▶ Source material:
—————

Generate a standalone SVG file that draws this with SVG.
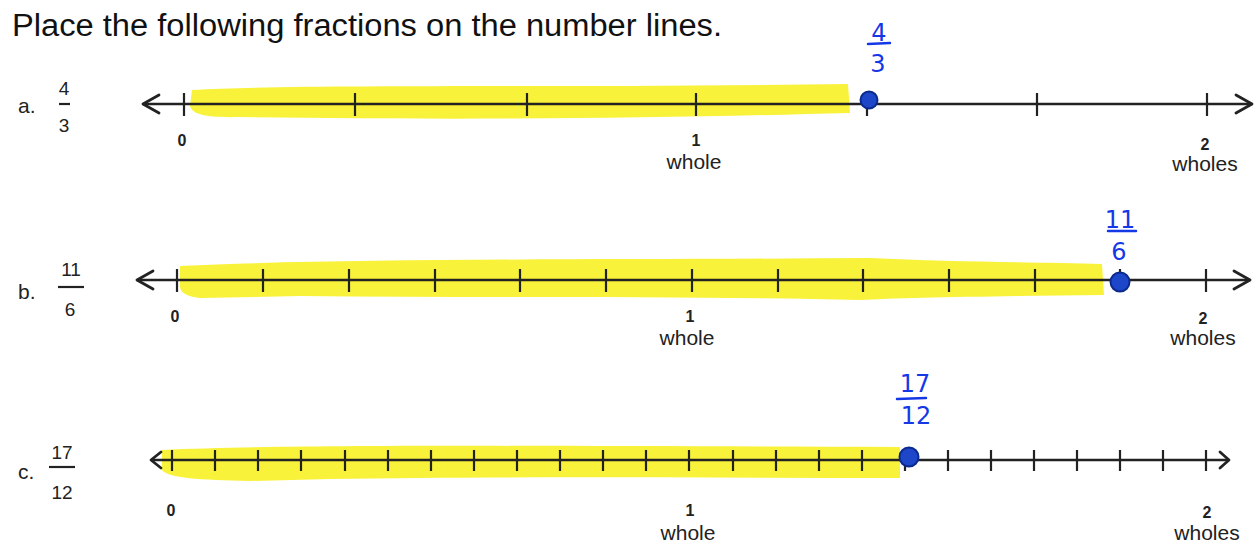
<svg xmlns="http://www.w3.org/2000/svg" width="1259" height="550" viewBox="0 0 1259 550">
<style>
.title{font-family:"Liberation Sans",Arial,sans-serif;font-size:31px;fill:#111}
.lbl{font-family:"Liberation Sans",Arial,sans-serif;font-size:21px;fill:#222}
.frac{font-family:"Liberation Sans",Arial,sans-serif;font-size:19px;fill:#222;text-anchor:middle}
.num{font-family:"Liberation Sans",Arial,sans-serif;font-size:16px;font-weight:bold;fill:#222;text-anchor:middle}
.word{font-family:"Liberation Sans",Arial,sans-serif;font-size:21px;fill:#222;text-anchor:middle}
.hand{font-family:"DejaVu Sans",sans-serif;font-size:24px;fill:#1538e6;text-anchor:middle}
.hl{fill:#f9f23a}
.axis{stroke:#222;stroke-width:2.5;fill:none}
.tick{stroke:#222;stroke-width:2.2}
.arrow{stroke:#222;stroke-width:2.8;fill:none;stroke-linecap:round;stroke-linejoin:round}
.fbar{stroke:#222;stroke-width:2.2}
.hbar{stroke:#1538e6;stroke-width:2.5;stroke-linecap:round}
.dot{fill:#1d46c8;stroke:#0c2a8e;stroke-width:2}
</style>
<text class="title" x="12" y="36" textLength="710" lengthAdjust="spacingAndGlyphs">Place the following fractions on the number lines.</text>

<g id="highlights">
<path class="hl" d="M192,90 C300,84 520,88 848,84 L850,113 C700,117 520,120 330,118 L240,117 C205,118 192,114 190,106 Z"/>
<path class="hl" d="M180,266 C350,258 600,260 870,258 C950,262 1040,262 1102,264 L1104,295 C1000,296 900,298 860,300 C700,296 500,298 300,296 L200,298 C185,296 180,292 180,286 Z"/>
<path class="hl" d="M162,450 C300,444 550,446 900,447 L900,478 C700,478 500,476 330,479 L250,481 C200,480 168,478 162,470 Z"/>
</g>

<g id="line-a">
<text class="lbl" x="18" y="113">a.</text>
<text class="frac" x="64" y="95">4</text>
<line class="fbar" x1="59" y1="104" x2="70" y2="104"/>
<text class="frac" x="64" y="132">3</text>
<line class="axis" x1="143" y1="104" x2="1252" y2="104"/>
<path class="arrow" d="M159,95 L143,104 L159,113"/>
<path class="arrow" d="M1236,95 L1252,104 L1236,113"/>
<g class="tick">
<line x1="184" y1="93" x2="184" y2="116"/><line x1="355" y1="93" x2="355" y2="116"/>
<line x1="527" y1="93" x2="527" y2="116"/><line x1="696" y1="93" x2="696" y2="116"/>
<line x1="867" y1="93" x2="867" y2="116"/><line x1="1037" y1="93" x2="1037" y2="116"/>
<line x1="1207" y1="93" x2="1207" y2="116"/>
</g>
<text class="num" x="182" y="146">0</text>
<text class="num" x="696" y="146">1</text>
<text class="word" x="694" y="169">whole</text>
<text class="num" x="1205" y="150">2</text>
<text class="word" x="1205" y="171">wholes</text>
<circle class="dot" cx="869" cy="100" r="8.5"/>
<text class="hand" x="879" y="41">4</text>
<line class="hbar" x1="868" y1="44" x2="890" y2="43"/>
<text class="hand" x="878" y="72">3</text>
</g>

<g id="line-b">
<text class="lbl" x="18" y="299">b.</text>
<text class="frac" x="71" y="276">11</text>
<line class="fbar" x1="58" y1="287" x2="84" y2="287"/>
<text class="frac" x="70" y="316">6</text>
<line class="axis" x1="137" y1="280" x2="1250" y2="280"/>
<path class="arrow" d="M153,271 L137,280 L153,289"/>
<path class="arrow" d="M1234,271 L1250,280 L1234,289"/>
<g class="tick">
<line x1="177" y1="269" x2="177" y2="292"/><line x1="263" y1="269" x2="263" y2="292"/>
<line x1="349" y1="269" x2="349" y2="292"/><line x1="435" y1="269" x2="435" y2="292"/>
<line x1="520" y1="269" x2="520" y2="292"/><line x1="606" y1="269" x2="606" y2="292"/>
<line x1="692" y1="269" x2="692" y2="292"/><line x1="778" y1="269" x2="778" y2="292"/>
<line x1="863" y1="269" x2="863" y2="292"/><line x1="949" y1="269" x2="949" y2="292"/>
<line x1="1035" y1="269" x2="1035" y2="292"/><line x1="1120" y1="269" x2="1120" y2="292"/>
<line x1="1206" y1="269" x2="1206" y2="292"/>
</g>
<text class="num" x="175" y="322">0</text>
<text class="num" x="690" y="322">1</text>
<text class="word" x="687" y="345">whole</text>
<text class="num" x="1203" y="324">2</text>
<text class="word" x="1203" y="345">wholes</text>
<circle class="dot" cx="1120" cy="282" r="9.5"/>
<text class="hand" x="1120" y="228">11</text>
<line class="hbar" x1="1108" y1="231" x2="1136" y2="231"/>
<text class="hand" x="1119" y="260">6</text>
</g>

<g id="line-c">
<text class="lbl" x="18" y="479">c.</text>
<text class="frac" x="62" y="459">17</text>
<line class="fbar" x1="49" y1="467" x2="75" y2="467"/>
<text class="frac" x="62" y="499">12</text>
<line class="axis" x1="151" y1="460" x2="1229" y2="460"/>
<path class="arrow" d="M161,452 L151,460 L161,468"/>
<path class="arrow" d="M1220,452 L1229,460 L1220,468"/>
<g class="tick">
<line x1="172" y1="450" x2="172" y2="471"/><line x1="215" y1="450" x2="215" y2="471"/>
<line x1="258" y1="450" x2="258" y2="471"/><line x1="301" y1="450" x2="301" y2="471"/>
<line x1="345" y1="450" x2="345" y2="471"/><line x1="388" y1="450" x2="388" y2="471"/>
<line x1="431" y1="450" x2="431" y2="471"/><line x1="474" y1="450" x2="474" y2="471"/>
<line x1="517" y1="450" x2="517" y2="471"/><line x1="560" y1="450" x2="560" y2="471"/>
<line x1="603" y1="450" x2="603" y2="471"/><line x1="646" y1="450" x2="646" y2="471"/>
<line x1="689" y1="450" x2="689" y2="471"/><line x1="733" y1="450" x2="733" y2="471"/>
<line x1="776" y1="450" x2="776" y2="471"/><line x1="819" y1="450" x2="819" y2="471"/>
<line x1="862" y1="450" x2="862" y2="471"/><line x1="905" y1="450" x2="905" y2="471"/>
<line x1="948" y1="450" x2="948" y2="471"/><line x1="991" y1="450" x2="991" y2="471"/>
<line x1="1034" y1="450" x2="1034" y2="471"/><line x1="1077" y1="450" x2="1077" y2="471"/>
<line x1="1120" y1="450" x2="1120" y2="471"/><line x1="1163" y1="450" x2="1163" y2="471"/>
<line x1="1206" y1="450" x2="1206" y2="471"/>
</g>
<text class="num" x="171" y="516">0</text>
<text class="num" x="690" y="516">1</text>
<text class="word" x="688" y="540">whole</text>
<text class="num" x="1207" y="518">2</text>
<text class="word" x="1207" y="540">wholes</text>
<circle class="dot" cx="909" cy="457" r="9.5"/>
<text class="hand" x="915" y="392">17</text>
<line class="hbar" x1="897" y1="399" x2="926" y2="398"/>
<text class="hand" x="916" y="424">12</text>
</g>
</svg>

—————

▶ Do this: Transcribe all the lines above exactly, apart from the pictures.

▶ Result of this task:
Generate a standalone SVG file that draws this with SVG.
<svg xmlns="http://www.w3.org/2000/svg" width="1259" height="550" viewBox="0 0 1259 550">
<style>
.title{font-family:"Liberation Sans",Arial,sans-serif;font-size:31px;fill:#111}
.lbl{font-family:"Liberation Sans",Arial,sans-serif;font-size:21px;fill:#222}
.frac{font-family:"Liberation Sans",Arial,sans-serif;font-size:19px;fill:#222;text-anchor:middle}
.num{font-family:"Liberation Sans",Arial,sans-serif;font-size:16px;font-weight:bold;fill:#222;text-anchor:middle}
.word{font-family:"Liberation Sans",Arial,sans-serif;font-size:21px;fill:#222;text-anchor:middle}
.hand{font-family:"DejaVu Sans",sans-serif;font-size:24px;fill:#1538e6;text-anchor:middle}
.hl{fill:#f9f23a}
.axis{stroke:#222;stroke-width:2.5;fill:none}
.tick{stroke:#222;stroke-width:2.2}
.arrow{stroke:#222;stroke-width:2.8;fill:none;stroke-linecap:round;stroke-linejoin:round}
.fbar{stroke:#222;stroke-width:2.2}
.hbar{stroke:#1538e6;stroke-width:2.5;stroke-linecap:round}
.dot{fill:#1d46c8;stroke:#0c2a8e;stroke-width:2}
</style>
<text class="title" x="12" y="36" textLength="710" lengthAdjust="spacingAndGlyphs">Place the following fractions on the number lines.</text>

<g id="highlights">
<path class="hl" d="M192,90 C300,84 520,88 848,84 L850,113 C700,117 520,120 330,118 L240,117 C205,118 192,114 190,106 Z"/>
<path class="hl" d="M180,266 C350,258 600,260 870,258 C950,262 1040,262 1102,264 L1104,295 C1000,296 900,298 860,300 C700,296 500,298 300,296 L200,298 C185,296 180,292 180,286 Z"/>
<path class="hl" d="M162,450 C300,444 550,446 900,447 L900,478 C700,478 500,476 330,479 L250,481 C200,480 168,478 162,470 Z"/>
</g>

<g id="line-a">
<text class="lbl" x="18" y="113">a.</text>
<text class="frac" x="64" y="95">4</text>
<line class="fbar" x1="59" y1="104" x2="70" y2="104"/>
<text class="frac" x="64" y="132">3</text>
<line class="axis" x1="143" y1="104" x2="1252" y2="104"/>
<path class="arrow" d="M159,95 L143,104 L159,113"/>
<path class="arrow" d="M1236,95 L1252,104 L1236,113"/>
<g class="tick">
<line x1="184" y1="93" x2="184" y2="116"/><line x1="355" y1="93" x2="355" y2="116"/>
<line x1="527" y1="93" x2="527" y2="116"/><line x1="696" y1="93" x2="696" y2="116"/>
<line x1="867" y1="93" x2="867" y2="116"/><line x1="1037" y1="93" x2="1037" y2="116"/>
<line x1="1207" y1="93" x2="1207" y2="116"/>
</g>
<text class="num" x="182" y="146">0</text>
<text class="num" x="696" y="146">1</text>
<text class="word" x="694" y="169">whole</text>
<text class="num" x="1205" y="150">2</text>
<text class="word" x="1205" y="171">wholes</text>
<circle class="dot" cx="869" cy="100" r="8.5"/>
<text class="hand" x="879" y="41">4</text>
<line class="hbar" x1="868" y1="44" x2="890" y2="43"/>
<text class="hand" x="878" y="72">3</text>
</g>

<g id="line-b">
<text class="lbl" x="18" y="299">b.</text>
<text class="frac" x="71" y="276">11</text>
<line class="fbar" x1="58" y1="287" x2="84" y2="287"/>
<text class="frac" x="70" y="316">6</text>
<line class="axis" x1="137" y1="280" x2="1250" y2="280"/>
<path class="arrow" d="M153,271 L137,280 L153,289"/>
<path class="arrow" d="M1234,271 L1250,280 L1234,289"/>
<g class="tick">
<line x1="177" y1="269" x2="177" y2="292"/><line x1="263" y1="269" x2="263" y2="292"/>
<line x1="349" y1="269" x2="349" y2="292"/><line x1="435" y1="269" x2="435" y2="292"/>
<line x1="520" y1="269" x2="520" y2="292"/><line x1="606" y1="269" x2="606" y2="292"/>
<line x1="692" y1="269" x2="692" y2="292"/><line x1="778" y1="269" x2="778" y2="292"/>
<line x1="863" y1="269" x2="863" y2="292"/><line x1="949" y1="269" x2="949" y2="292"/>
<line x1="1035" y1="269" x2="1035" y2="292"/><line x1="1120" y1="269" x2="1120" y2="292"/>
<line x1="1206" y1="269" x2="1206" y2="292"/>
</g>
<text class="num" x="175" y="322">0</text>
<text class="num" x="690" y="322">1</text>
<text class="word" x="687" y="345">whole</text>
<text class="num" x="1203" y="324">2</text>
<text class="word" x="1203" y="345">wholes</text>
<circle class="dot" cx="1120" cy="282" r="9.5"/>
<text class="hand" x="1120" y="228">11</text>
<line class="hbar" x1="1108" y1="231" x2="1136" y2="231"/>
<text class="hand" x="1119" y="260">6</text>
</g>

<g id="line-c">
<text class="lbl" x="18" y="479">c.</text>
<text class="frac" x="62" y="459">17</text>
<line class="fbar" x1="49" y1="467" x2="75" y2="467"/>
<text class="frac" x="62" y="499">12</text>
<line class="axis" x1="151" y1="460" x2="1229" y2="460"/>
<path class="arrow" d="M161,452 L151,460 L161,468"/>
<path class="arrow" d="M1220,452 L1229,460 L1220,468"/>
<g class="tick">
<line x1="172" y1="450" x2="172" y2="471"/><line x1="215" y1="450" x2="215" y2="471"/>
<line x1="258" y1="450" x2="258" y2="471"/><line x1="301" y1="450" x2="301" y2="471"/>
<line x1="345" y1="450" x2="345" y2="471"/><line x1="388" y1="450" x2="388" y2="471"/>
<line x1="431" y1="450" x2="431" y2="471"/><line x1="474" y1="450" x2="474" y2="471"/>
<line x1="517" y1="450" x2="517" y2="471"/><line x1="560" y1="450" x2="560" y2="471"/>
<line x1="603" y1="450" x2="603" y2="471"/><line x1="646" y1="450" x2="646" y2="471"/>
<line x1="689" y1="450" x2="689" y2="471"/><line x1="733" y1="450" x2="733" y2="471"/>
<line x1="776" y1="450" x2="776" y2="471"/><line x1="819" y1="450" x2="819" y2="471"/>
<line x1="862" y1="450" x2="862" y2="471"/><line x1="905" y1="450" x2="905" y2="471"/>
<line x1="948" y1="450" x2="948" y2="471"/><line x1="991" y1="450" x2="991" y2="471"/>
<line x1="1034" y1="450" x2="1034" y2="471"/><line x1="1077" y1="450" x2="1077" y2="471"/>
<line x1="1120" y1="450" x2="1120" y2="471"/><line x1="1163" y1="450" x2="1163" y2="471"/>
<line x1="1206" y1="450" x2="1206" y2="471"/>
</g>
<text class="num" x="171" y="516">0</text>
<text class="num" x="690" y="516">1</text>
<text class="word" x="688" y="540">whole</text>
<text class="num" x="1207" y="518">2</text>
<text class="word" x="1207" y="540">wholes</text>
<circle class="dot" cx="909" cy="457" r="9.5"/>
<text class="hand" x="915" y="392">17</text>
<line class="hbar" x1="897" y1="399" x2="926" y2="398"/>
<text class="hand" x="916" y="424">12</text>
</g>
</svg>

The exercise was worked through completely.